Wednesday, April 16, 2008

Liquidity and Volume

The relevance of liquidity and turnover levels is easy to overlook when assessing a stock, or an entire market. Liquidity refers to the availability of shares in a company. Volume describes turnover, or trading levels, in a stock.

BHP and NAB are the two most liquid stocks on the Australian market. Thousands of investors have shares in them; the stocks are actively traded in every market session.

In contrast, the shares of many smaller companies, particularly those with major or controlling shareholders, normally trade both irregularly and in small volumes, with the price tending to fluctuate from one transaction to the next. The lack of liquidity is a feature of the market in such stocks.

Clearly, the level of turnover in a stock or a market will be strongly influenced by its liquidity.

The daily newspapers’ sharemarket trading summary pages detail the number and value of shares traded each day for the overall market, major sectors and, in the share lists, of all listed companies.

Investors who have dabbled in thinly traded smaller companies will know that a stock’s liquidity can decisively influence the direction of its price in the short term. Just one or two active buyers or sellers can represent the total market in a stock for a period and be decisive in determining where the price goes.

Because the shares of smaller companies are infrequently traded (sometimes going for days, even weeks on end, without a serious buyer or seller in sight), investors intending to deal in such stocks, either as buyers or sellers, need to take special care about how their orders are placed on the market.

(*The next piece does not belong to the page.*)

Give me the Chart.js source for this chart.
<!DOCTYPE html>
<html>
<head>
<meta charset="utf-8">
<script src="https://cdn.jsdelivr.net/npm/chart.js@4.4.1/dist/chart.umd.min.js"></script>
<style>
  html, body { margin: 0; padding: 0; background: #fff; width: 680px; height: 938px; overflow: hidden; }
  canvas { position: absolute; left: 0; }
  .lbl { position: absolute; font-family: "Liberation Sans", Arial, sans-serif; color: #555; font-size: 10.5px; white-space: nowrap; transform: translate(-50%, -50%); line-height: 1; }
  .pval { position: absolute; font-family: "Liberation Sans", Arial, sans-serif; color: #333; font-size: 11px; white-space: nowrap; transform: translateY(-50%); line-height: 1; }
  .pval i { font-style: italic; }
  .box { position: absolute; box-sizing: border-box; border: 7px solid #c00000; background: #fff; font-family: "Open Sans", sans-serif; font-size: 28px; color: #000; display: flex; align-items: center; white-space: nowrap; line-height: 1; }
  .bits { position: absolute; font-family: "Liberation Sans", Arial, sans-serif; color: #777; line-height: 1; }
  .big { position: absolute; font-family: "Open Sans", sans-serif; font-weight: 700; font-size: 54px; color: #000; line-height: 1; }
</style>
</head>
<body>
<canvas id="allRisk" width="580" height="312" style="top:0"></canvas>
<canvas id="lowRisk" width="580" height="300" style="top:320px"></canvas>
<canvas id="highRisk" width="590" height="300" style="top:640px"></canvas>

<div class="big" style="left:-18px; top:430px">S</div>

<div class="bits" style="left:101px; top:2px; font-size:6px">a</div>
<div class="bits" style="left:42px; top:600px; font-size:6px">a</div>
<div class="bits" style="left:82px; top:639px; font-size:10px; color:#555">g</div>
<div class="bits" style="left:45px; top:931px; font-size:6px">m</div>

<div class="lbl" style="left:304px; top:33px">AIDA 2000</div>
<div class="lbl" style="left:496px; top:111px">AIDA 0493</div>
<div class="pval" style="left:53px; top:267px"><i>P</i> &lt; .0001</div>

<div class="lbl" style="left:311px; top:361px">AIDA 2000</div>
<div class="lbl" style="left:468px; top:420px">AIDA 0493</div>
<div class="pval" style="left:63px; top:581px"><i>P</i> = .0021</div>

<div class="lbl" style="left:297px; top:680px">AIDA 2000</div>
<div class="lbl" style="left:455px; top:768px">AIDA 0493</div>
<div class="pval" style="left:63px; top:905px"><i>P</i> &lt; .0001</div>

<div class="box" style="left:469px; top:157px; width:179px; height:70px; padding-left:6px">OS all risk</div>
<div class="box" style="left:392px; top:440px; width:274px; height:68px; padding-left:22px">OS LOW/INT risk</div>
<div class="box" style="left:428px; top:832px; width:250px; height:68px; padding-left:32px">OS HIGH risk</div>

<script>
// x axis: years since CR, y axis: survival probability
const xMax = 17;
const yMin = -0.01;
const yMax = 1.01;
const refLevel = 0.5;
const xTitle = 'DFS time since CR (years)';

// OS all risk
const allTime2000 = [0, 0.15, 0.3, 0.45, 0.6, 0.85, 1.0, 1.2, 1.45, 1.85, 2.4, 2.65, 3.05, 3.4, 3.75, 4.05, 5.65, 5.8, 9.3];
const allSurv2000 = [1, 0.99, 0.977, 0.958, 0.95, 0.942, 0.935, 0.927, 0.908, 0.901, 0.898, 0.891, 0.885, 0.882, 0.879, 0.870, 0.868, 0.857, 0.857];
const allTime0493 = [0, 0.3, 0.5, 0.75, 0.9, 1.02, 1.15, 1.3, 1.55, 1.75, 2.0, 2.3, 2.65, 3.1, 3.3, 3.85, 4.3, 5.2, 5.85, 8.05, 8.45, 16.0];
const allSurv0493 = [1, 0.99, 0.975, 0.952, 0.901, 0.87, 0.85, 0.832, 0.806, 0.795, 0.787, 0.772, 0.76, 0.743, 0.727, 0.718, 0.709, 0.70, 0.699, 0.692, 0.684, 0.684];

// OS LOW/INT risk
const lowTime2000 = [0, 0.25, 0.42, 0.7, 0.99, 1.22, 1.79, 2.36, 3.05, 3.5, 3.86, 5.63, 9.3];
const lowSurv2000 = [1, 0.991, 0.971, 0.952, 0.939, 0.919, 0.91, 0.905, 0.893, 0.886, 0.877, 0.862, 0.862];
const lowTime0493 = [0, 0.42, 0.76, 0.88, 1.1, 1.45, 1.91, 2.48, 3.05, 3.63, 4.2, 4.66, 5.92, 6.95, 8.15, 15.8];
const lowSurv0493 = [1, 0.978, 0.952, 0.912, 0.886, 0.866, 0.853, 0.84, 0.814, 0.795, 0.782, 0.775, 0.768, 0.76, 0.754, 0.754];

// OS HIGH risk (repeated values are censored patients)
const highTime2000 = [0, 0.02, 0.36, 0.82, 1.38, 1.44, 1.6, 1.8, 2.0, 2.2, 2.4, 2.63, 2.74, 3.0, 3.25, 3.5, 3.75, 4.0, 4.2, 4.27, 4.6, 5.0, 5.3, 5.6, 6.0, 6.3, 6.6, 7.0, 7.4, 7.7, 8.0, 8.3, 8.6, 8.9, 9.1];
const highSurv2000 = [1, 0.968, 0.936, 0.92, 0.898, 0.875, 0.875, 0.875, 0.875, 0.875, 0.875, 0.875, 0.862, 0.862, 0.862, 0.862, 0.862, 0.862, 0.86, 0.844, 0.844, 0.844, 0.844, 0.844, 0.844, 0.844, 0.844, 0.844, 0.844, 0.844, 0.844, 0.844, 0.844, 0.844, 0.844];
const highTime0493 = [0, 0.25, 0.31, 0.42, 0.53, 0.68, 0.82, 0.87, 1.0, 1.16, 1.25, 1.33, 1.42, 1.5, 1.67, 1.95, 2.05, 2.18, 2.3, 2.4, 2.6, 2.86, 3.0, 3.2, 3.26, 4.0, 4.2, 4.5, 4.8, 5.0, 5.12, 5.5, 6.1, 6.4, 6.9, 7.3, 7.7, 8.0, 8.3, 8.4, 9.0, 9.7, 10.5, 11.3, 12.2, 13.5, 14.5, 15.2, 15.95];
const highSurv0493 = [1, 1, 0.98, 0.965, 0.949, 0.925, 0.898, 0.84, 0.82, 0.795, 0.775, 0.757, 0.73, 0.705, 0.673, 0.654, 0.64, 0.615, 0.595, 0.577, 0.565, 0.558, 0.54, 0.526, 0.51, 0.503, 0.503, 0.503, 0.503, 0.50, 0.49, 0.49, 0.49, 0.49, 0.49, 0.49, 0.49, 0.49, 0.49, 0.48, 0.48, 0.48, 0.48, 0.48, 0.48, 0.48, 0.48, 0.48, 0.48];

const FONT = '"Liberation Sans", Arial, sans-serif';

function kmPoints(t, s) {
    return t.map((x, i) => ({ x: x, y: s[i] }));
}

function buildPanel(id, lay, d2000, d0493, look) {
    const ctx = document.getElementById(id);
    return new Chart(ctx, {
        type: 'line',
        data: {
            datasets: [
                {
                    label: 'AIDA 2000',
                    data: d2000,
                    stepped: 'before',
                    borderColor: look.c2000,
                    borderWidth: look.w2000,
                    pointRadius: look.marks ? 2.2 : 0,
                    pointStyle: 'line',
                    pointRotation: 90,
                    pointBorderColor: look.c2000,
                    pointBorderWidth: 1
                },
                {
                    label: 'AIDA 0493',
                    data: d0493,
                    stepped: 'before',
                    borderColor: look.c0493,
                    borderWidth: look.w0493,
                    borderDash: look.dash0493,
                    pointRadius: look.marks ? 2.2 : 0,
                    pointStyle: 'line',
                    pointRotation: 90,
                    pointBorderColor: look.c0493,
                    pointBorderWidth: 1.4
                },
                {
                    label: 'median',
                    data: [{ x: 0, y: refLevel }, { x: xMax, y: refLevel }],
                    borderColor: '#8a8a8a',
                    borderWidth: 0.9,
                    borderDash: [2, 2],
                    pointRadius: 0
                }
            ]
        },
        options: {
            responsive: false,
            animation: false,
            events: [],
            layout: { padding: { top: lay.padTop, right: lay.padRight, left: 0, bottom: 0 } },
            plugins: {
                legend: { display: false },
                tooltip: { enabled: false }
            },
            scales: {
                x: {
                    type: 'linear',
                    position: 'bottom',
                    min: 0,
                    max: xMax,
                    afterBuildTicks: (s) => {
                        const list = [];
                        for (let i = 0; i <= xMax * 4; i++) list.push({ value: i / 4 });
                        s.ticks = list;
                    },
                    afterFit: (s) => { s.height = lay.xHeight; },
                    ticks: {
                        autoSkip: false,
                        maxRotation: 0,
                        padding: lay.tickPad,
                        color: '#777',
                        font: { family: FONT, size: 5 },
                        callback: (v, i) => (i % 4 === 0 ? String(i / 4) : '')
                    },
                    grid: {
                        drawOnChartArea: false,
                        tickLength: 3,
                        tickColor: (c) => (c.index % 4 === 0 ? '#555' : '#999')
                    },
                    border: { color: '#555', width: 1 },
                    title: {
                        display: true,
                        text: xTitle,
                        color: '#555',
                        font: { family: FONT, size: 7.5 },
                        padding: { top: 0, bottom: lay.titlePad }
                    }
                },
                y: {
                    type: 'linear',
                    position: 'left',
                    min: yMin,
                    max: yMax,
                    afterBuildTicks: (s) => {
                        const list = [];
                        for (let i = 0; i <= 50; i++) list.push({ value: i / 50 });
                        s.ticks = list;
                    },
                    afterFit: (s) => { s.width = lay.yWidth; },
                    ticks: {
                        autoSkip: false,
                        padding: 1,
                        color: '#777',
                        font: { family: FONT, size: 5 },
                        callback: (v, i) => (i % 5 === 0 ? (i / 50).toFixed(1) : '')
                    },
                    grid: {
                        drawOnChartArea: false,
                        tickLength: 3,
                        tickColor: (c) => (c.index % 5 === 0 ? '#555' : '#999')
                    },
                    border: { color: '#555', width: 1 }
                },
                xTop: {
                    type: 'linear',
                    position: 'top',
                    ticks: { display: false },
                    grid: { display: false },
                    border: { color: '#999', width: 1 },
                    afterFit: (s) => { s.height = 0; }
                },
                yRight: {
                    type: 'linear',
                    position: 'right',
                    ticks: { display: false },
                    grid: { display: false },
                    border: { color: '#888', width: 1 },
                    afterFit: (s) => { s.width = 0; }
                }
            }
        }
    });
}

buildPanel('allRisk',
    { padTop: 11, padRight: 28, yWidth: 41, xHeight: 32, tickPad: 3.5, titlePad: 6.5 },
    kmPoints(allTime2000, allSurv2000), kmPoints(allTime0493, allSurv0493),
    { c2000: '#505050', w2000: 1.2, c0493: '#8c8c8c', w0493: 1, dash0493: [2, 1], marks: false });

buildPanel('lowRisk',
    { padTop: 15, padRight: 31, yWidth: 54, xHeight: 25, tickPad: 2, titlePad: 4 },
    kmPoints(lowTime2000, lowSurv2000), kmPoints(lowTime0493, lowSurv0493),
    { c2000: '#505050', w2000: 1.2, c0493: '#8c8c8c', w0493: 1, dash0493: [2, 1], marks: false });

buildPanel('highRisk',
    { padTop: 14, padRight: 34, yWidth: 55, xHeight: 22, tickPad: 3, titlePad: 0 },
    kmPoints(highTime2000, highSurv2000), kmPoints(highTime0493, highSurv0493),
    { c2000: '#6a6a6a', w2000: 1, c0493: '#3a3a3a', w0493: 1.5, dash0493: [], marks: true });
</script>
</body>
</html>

When dealing in these stocks, it helps if the investor has an established relationship with a broker. If readers who are new to the market intend to be active in the smaller companies area, they should invest some time in choosing and establishing a relationship with a broking adviser.

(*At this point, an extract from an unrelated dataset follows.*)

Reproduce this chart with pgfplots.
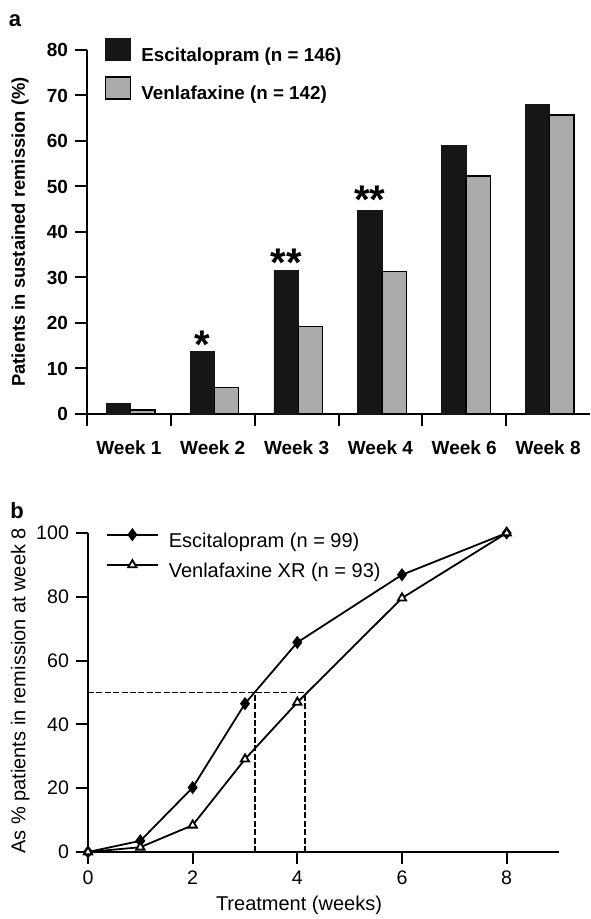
\documentclass[border=0pt]{standalone}
\usepackage{fontspec}
\setmainfont{Liberation Sans}
\usepackage{pgfplots}
\pgfplotsset{compat=1.18}
\definecolor{escbar}{HTML}{161616}
\definecolor{venbar}{HTML}{ABABAB}
\pgfplotsset{sqlegend/.style={legend image code/.code={\draw[##1] (0pt,-2.2pt) rectangle (12.5pt,8.8pt);}}}
\begin{document}
\begin{tikzpicture}
\begin{axis}[
  at={(43.5pt,252.5pt)}, anchor=south west,
  scale only axis, width=251.5pt, height=182pt,
  xmin=0, xmax=6, ymin=0, ymax=80,
  axis x line*=bottom, axis y line*=left,
  axis line style={line width=1pt, -},
  tick align=outside, major tick length=6pt,
  tick style={line width=1pt, black},
  xtick={0,1,2,3,4,5}, xticklabels={},
  extra x ticks={0.5,1.5,2.5,3.5,4.5,5.5},
  extra x tick labels={Week 1,Week 2,Week 3,Week 4,Week 6,Week 8},
  extra x tick style={major tick length=0pt, xticklabel style={yshift=-10pt}},
  ytick={0,10,...,80},
  /pgf/number format/assume math mode=true,
  ticklabel style={font=\bfseries\fontsize{9.5}{11}\selectfont},
  ylabel={Patients in sustained remission (\%)},
  ylabel style={at={(axis description cs:-0.133,0.5)}, anchor=center, font=\bfseries\fontsize{9.2}{11}\selectfont},
  clip=false,
  legend style={draw=none, fill=none, at={(rel axis cs:0.0358,1.033)}, anchor=north west,
    inner sep=0pt, outer sep=0pt, row sep=6pt, column sep=5pt, nodes={inner sep=0pt},
    font=\bfseries\fontsize{9.4}{11}\selectfont},
  legend cell align=left,
]
\addplot[ybar, bar width=0.29, bar shift=-0.125, fill=escbar, draw=escbar, sqlegend]
  coordinates {(0.5,2.3) (1.5,13.8) (2.5,31.6) (3.5,44.8) (4.5,59.0) (5.5,68.1)};
\addplot[ybar, bar width=0.29, bar shift=0.165, fill=venbar, draw=black, line width=0.7pt, sqlegend]
  coordinates {(0.5,0.9) (1.5,5.8) (2.5,19.2) (3.5,31.3) (4.5,52.3) (5.5,65.7)};
\legend{Escitalopram (n = 146), Venlafaxine (n = 142)}
\node[font=\bfseries\fontsize{20}{20}\selectfont, inner sep=0pt] at (axis cs:1.375,15.3) {*};
\node[font=\bfseries\fontsize{20}{20}\selectfont, inner sep=0pt] at (axis cs:2.375,33.2) {**};
\node[font=\bfseries\fontsize{20}{20}\selectfont, inner sep=0pt] at (axis cs:3.375,47.0) {**};
\end{axis}

\begin{axis}[
  at={(44pt,33.5pt)}, anchor=south west,
  scale only axis, width=235.5pt, height=159.5pt,
  xmin=0, xmax=9, ymin=0, ymax=100,
  axis x line*=bottom, axis y line*=left,
  axis line style={line width=1pt, -},
  tick align=outside, major tick length=6pt,
  tick style={line width=1pt, black},
  xtick={0,2,4,6,8}, ytick={0,20,...,100},
  /pgf/number format/assume math mode=true,
  ticklabel style={font=\fontsize{9.8}{11}\selectfont},
  xlabel={Treatment (weeks)},
  xlabel style={at={(axis description cs:0.448,-0.166)}, anchor=center, font=\fontsize{10}{12}\selectfont},
  ylabel={As \% patients in remission at week 8},
  ylabel style={at={(axis description cs:-0.144,0.505)}, anchor=center, font=\fontsize{10}{12}\selectfont},
  clip=false,
  legend style={draw=none, fill=none, at={(rel axis cs:0.0382,1.011)}, anchor=north west,
    inner sep=0pt, outer sep=0pt, row sep=5pt, column sep=5pt, nodes={inner sep=0pt},
    font=\fontsize{10}{12}\selectfont},
  legend cell align=left,
  legend image code/.code={\draw[mark repeat=2,mark phase=2,#1] plot coordinates {(0pt,3.3pt) (12.75pt,3.3pt) (25.5pt,3.3pt)};},
]
\addplot[black, line width=0.9pt, mark=diamond*, mark size=2.6pt, mark options={fill=black, solid}]
  coordinates {(0,0) (1,3.5) (2,20.2) (3,46.5) (4,65.7) (6,86.9) (8,100)};
\addplot[black, line width=0.9pt, mark=triangle*, mark size=2.4pt, mark options={fill=white, solid}]
  coordinates {(0,0) (1,1.5) (2,8.4) (3,29.1) (4,46.9) (6,79.6) (8,100)};
\legend{Escitalopram (n = 99), Venlafaxine XR (n = 93)}
\addplot[black, line width=0.9pt, dash pattern=on 3pt off 1.2pt, forget plot] coordinates {(0,50) (4.15,50)};
\addplot[black, line width=0.9pt, dash pattern=on 3pt off 1.2pt, forget plot] coordinates {(3.19,0) (3.19,50)};
\addplot[black, line width=0.9pt, dash pattern=on 3pt off 1.2pt, forget plot] coordinates {(4.15,0) (4.15,50)};
\end{axis}

\node[font=\bfseries\fontsize{11}{12}\selectfont] at (7.5pt,449pt) {a};
\node[font=\bfseries\fontsize{11}{12}\selectfont] at (8.5pt,204pt) {b};
\pgfresetboundingbox
\useasboundingbox (0,0) rectangle (295pt,459.5pt);
\end{tikzpicture}
\end{document}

Specific price limits should normally be given with buying or selling instructions to the broker, so the price you pay, or get, does not end up out of the range you intended to trade at. When orders are active, the market should be watched for potential buying or selling interest, or to amend your price range. Your broker may need to refer back to you for further instructions as buyers or sellers become apparent, or to amend limits if nothing appears to be happening.

It pays to be both patient and opportunistic when dealing in thinly traded stocks: patient because it may take days or weeks to attract a serious buyer or seller to meet your bid or offer, and opportunistic because if a buyer or seller does appear, you may need to act quickly, adjusting your price according to circumstances, if you want to do a deal.

The shares of most larger companies are comparatively liquid. Substantial volumes of shares are traded every day in big companies. The market for the shares of these companies is characterised by the continuing involvement of brokers representing numbers of buyers and sellers, large and small, continually trading (both buying and selling) the companies’ shares.

By international standards the Australian stock market is not particularly liquid. More than anything, this reflects the fact that it is comparatively small, representing about 1.5 per cent of global stock market capitalization. Only the larger Australian companies provide the degree of liquidity required by international fund managers to allow transactions of the size they normally undertake.

This means that offshore investors focus mainly on the industrial and mining leaders when they invest in the Australian share market. The concentration of overseas interest in a comparative handful of large companies and the mining sector means a tendency towards a two-tiered local market, at least in valuation terms, with prices of the leaders being more immediately subject to international influences than the prices of smaller companies.

The comparative smallness of the Australian market is a contributing factor, together with its substantial resources exposure, to its historical performance being more volatile than that of larger world markets. This is paralleled within the Australian market by the generally more volatile performance of the smaller companies sector compared to larger stocks.

Part of the reason why less liquid markets are more volatile is that by nature they fluctuate more dramatically on changes in market sentiment than larger markets. The limited availability of shares means that, for example, a surge of buying interest is likely to flush out all immediate sellers while not satisfying all the buyers: to obtain stock, buyers must bid up the price to induce new sellers into the market.

Similarly, a large number of selling orders will tend to swamp less liquid markets, placing strong downward pressure on the price until buyers reappear.